Quelles peuvent être les solutions pour aider à contenir cette menace terroriste ?

Je pense qu’il y a beaucoup de choses qui sont faites au niveau de l’Etat du Sénégal. D’abord, je crois que l’Etat du Sénégal est un Etat assez responsable qui comprend l’histoire socio politique et socio culturel de ce pays là. Et je crois que l’Etat du Sénégal a une démarche envers les religieux, une démarche de coopération, de consultation sur certaines questions qui sont d’importance religieuse et sécuritaire, comme sur cette question dont je crois que l’Etat se concerte avec les autorités religieuses et les organisations non confrériques. L’autre élément est que les autorités religieuses de ce pays ont une très grande conscience des risques qu’il y a à ne pas éveiller les populations, à ne pas les encadrer dans le sens de préserver ce que nous avons comme acquis par rapport aux autres.
Il y a beaucoup de conférences qui le font. Vous aviez couvert la conférence sur la paix sur l’initiative de Médina Baye. Vous aviez également couvert, il y a deux ans, le soufisme et son apport à la paix de Touba. Dans deux semaines, il y a les journées Cheikh Ahmed Tidjane Chérif qui vont se tenir. L’Islam, religion de paix. L’association de l’union de la jeunesse musulmane de Thiès a fait une résolution sur cette question là. Donc, les organisations islamiques sont conscientes et sont en train de travailler dans le sens de la conscientisation. Maintenant, je pense qu’il y a lieu de créer une grande alliance des religions pour la paix, contre le radicalisme.
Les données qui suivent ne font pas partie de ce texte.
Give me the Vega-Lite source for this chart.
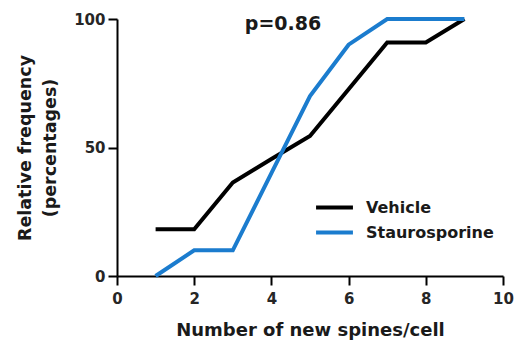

Et que cette alliance doit se faire non seulement entre religions, mais aussi entre les religieux, les décideurs politiques et les médias pour qu’il y ait une sorte de sainte alliance autour de la paix pour que notre devise «Un peuple, un but, une foi» ne soit pas de simples mots mais que ça soit un vécu compris et que ça soit un sacerdoce pour chacun de le préserver.